---------- Given information

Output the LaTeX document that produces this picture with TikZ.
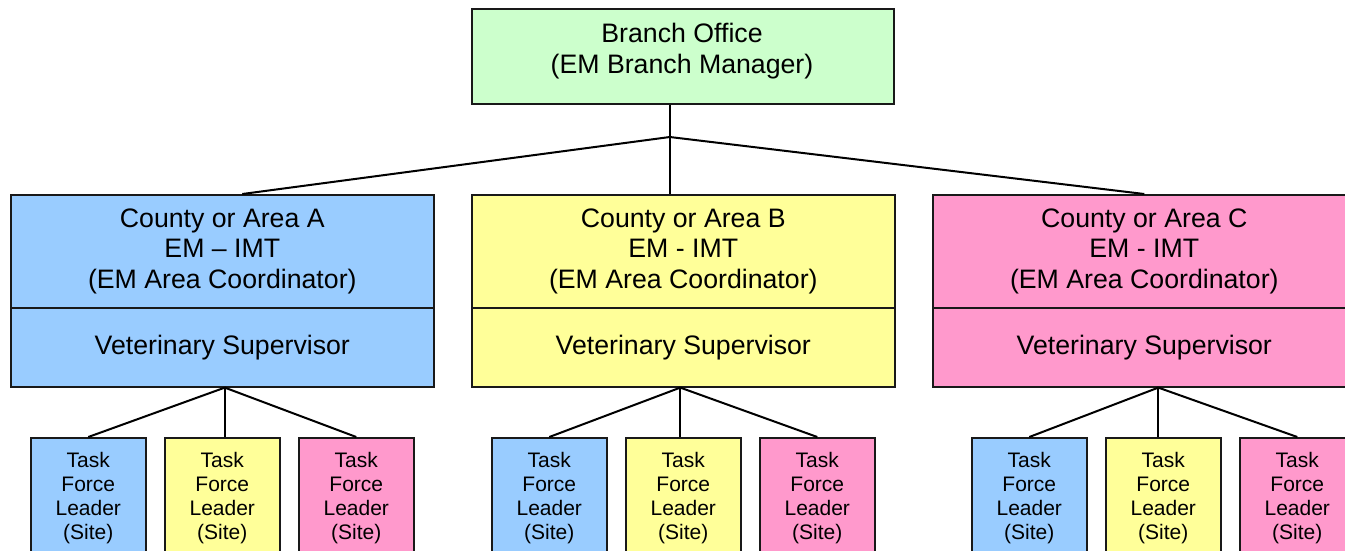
\documentclass[tikz,border=0pt]{standalone}
\usepackage{fontspec}
\setmainfont{Liberation Sans}
\definecolor{bgreen}{HTML}{CCFFCC}
\definecolor{bblue}{HTML}{99CCFF}
\definecolor{byellow}{HTML}{FFFF99}
\definecolor{bpink}{HTML}{FF99CC}
\tikzset{
  box/.style={draw=black!90, line width=1.6pt, inner sep=0pt, anchor=north west, align=center,
    font=\fontsize{26.7}{30.5}\selectfont},
  upbox/.style={box, minimum width=423pt, minimum height=113pt},
  lowbox/.style={box, minimum width=423pt, minimum height=79pt},
  taskbox/.style={box, minimum width=115pt, minimum height=120pt, font=\fontsize{21}{24}\selectfont},
  conn/.style={line width=2pt, black},
  txt/.style={align=center, inner sep=0pt, font=\fontsize{26.7}{30.5}\selectfont}
}
\begin{document}
\begin{tikzpicture}[x=1pt,y=-1pt]
\useasboundingbox (0,0) rectangle (1345,550);
\clip (0,0) rectangle (1345,550);
% top box
\node[box, fill=bgreen, minimum width=422pt, minimum height=95pt] (top) at (471,8) {};
\node[txt] (topt) at (682,51) {Branch Office\\(EM Branch Manager)};
% county boxes
\node[upbox, fill=bblue] (Aup) at (10,194) {County or Area A\\EM – IMT\\(EM Area Coordinator)};
\node[lowbox, fill=bblue] (Alow) at (10,307) {Veterinary Supervisor};
\node[upbox, fill=byellow] (Bup) at (471,194) {County or Area B\\EM - IMT\\(EM Area Coordinator)};
\node[lowbox, fill=byellow] (Blow) at (471,307) {Veterinary Supervisor};
\node[upbox, fill=bpink] (Cup) at (932,194) {County or Area C\\EM - IMT\\(EM Area Coordinator)};
\node[lowbox, fill=bpink] (Clow) at (932,307) {Veterinary Supervisor};
% task boxes
\foreach \g/\x in {A/30, B/491, C/971}{
  \node[taskbox, fill=bblue] (\g t1) at (\x,437) {Task\\Force\\Leader\\(Site)};
  \node[taskbox, fill=byellow] (\g t2) at (\x+134,437) {Task\\Force\\Leader\\(Site)};
  \node[taskbox, fill=bpink] (\g t3) at (\x+268,437) {Task\\Force\\Leader\\(Site)};
}
% connectors top
\coordinate (T) at ([xshift=-13pt]top.south);
\coordinate (J) at (T |- 0,137);
\draw[conn] (T) -- (T |- Bup.north);
\draw[conn] (J) -- ([xshift=20pt]Aup.north);
\draw[conn] (J) -- (Cup.north);
% connectors bottom
\coordinate (JA) at ([xshift=2.5pt]Alow.south);
\coordinate (JB) at ([xshift=-3pt]Blow.south);
\coordinate (JC) at ([xshift=14pt]Clow.south);
\foreach \g in {A,B,C}{
  \draw[conn] (J\g) -- (\g t1.north);
  \draw[conn] (J\g) -- (J\g |- \g t2.north);
  \draw[conn] (J\g) -- (\g t3.north);
}
\end{tikzpicture}
\end{document}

--------------------

_Goal:_ Please write out all of the material above without changing a word, and omit any pictures.

_Solved exercise:_
Output the LaTeX document that produces this picture with TikZ.
\documentclass[tikz,border=0pt]{standalone}
\usepackage{fontspec}
\setmainfont{Liberation Sans}
\definecolor{bgreen}{HTML}{CCFFCC}
\definecolor{bblue}{HTML}{99CCFF}
\definecolor{byellow}{HTML}{FFFF99}
\definecolor{bpink}{HTML}{FF99CC}
\tikzset{
  box/.style={draw=black!90, line width=1.6pt, inner sep=0pt, anchor=north west, align=center,
    font=\fontsize{26.7}{30.5}\selectfont},
  upbox/.style={box, minimum width=423pt, minimum height=113pt},
  lowbox/.style={box, minimum width=423pt, minimum height=79pt},
  taskbox/.style={box, minimum width=115pt, minimum height=120pt, font=\fontsize{21}{24}\selectfont},
  conn/.style={line width=2pt, black},
  txt/.style={align=center, inner sep=0pt, font=\fontsize{26.7}{30.5}\selectfont}
}
\begin{document}
\begin{tikzpicture}[x=1pt,y=-1pt]
\useasboundingbox (0,0) rectangle (1345,550);
\clip (0,0) rectangle (1345,550);
% top box
\node[box, fill=bgreen, minimum width=422pt, minimum height=95pt] (top) at (471,8) {};
\node[txt] (topt) at (682,51) {Branch Office\\(EM Branch Manager)};
% county boxes
\node[upbox, fill=bblue] (Aup) at (10,194) {County or Area A\\EM – IMT\\(EM Area Coordinator)};
\node[lowbox, fill=bblue] (Alow) at (10,307) {Veterinary Supervisor};
\node[upbox, fill=byellow] (Bup) at (471,194) {County or Area B\\EM - IMT\\(EM Area Coordinator)};
\node[lowbox, fill=byellow] (Blow) at (471,307) {Veterinary Supervisor};
\node[upbox, fill=bpink] (Cup) at (932,194) {County or Area C\\EM - IMT\\(EM Area Coordinator)};
\node[lowbox, fill=bpink] (Clow) at (932,307) {Veterinary Supervisor};
% task boxes
\foreach \g/\x in {A/30, B/491, C/971}{
  \node[taskbox, fill=bblue] (\g t1) at (\x,437) {Task\\Force\\Leader\\(Site)};
  \node[taskbox, fill=byellow] (\g t2) at (\x+134,437) {Task\\Force\\Leader\\(Site)};
  \node[taskbox, fill=bpink] (\g t3) at (\x+268,437) {Task\\Force\\Leader\\(Site)};
}
% connectors top
\coordinate (T) at ([xshift=-13pt]top.south);
\coordinate (J) at (T |- 0,137);
\draw[conn] (T) -- (T |- Bup.north);
\draw[conn] (J) -- ([xshift=20pt]Aup.north);
\draw[conn] (J) -- (Cup.north);
% connectors bottom
\coordinate (JA) at ([xshift=2.5pt]Alow.south);
\coordinate (JB) at ([xshift=-3pt]Blow.south);
\coordinate (JC) at ([xshift=14pt]Clow.south);
\foreach \g in {A,B,C}{
  \draw[conn] (J\g) -- (\g t1.north);
  \draw[conn] (J\g) -- (J\g |- \g t2.north);
  \draw[conn] (J\g) -- (\g t3.north);
}
\end{tikzpicture}
\end{document}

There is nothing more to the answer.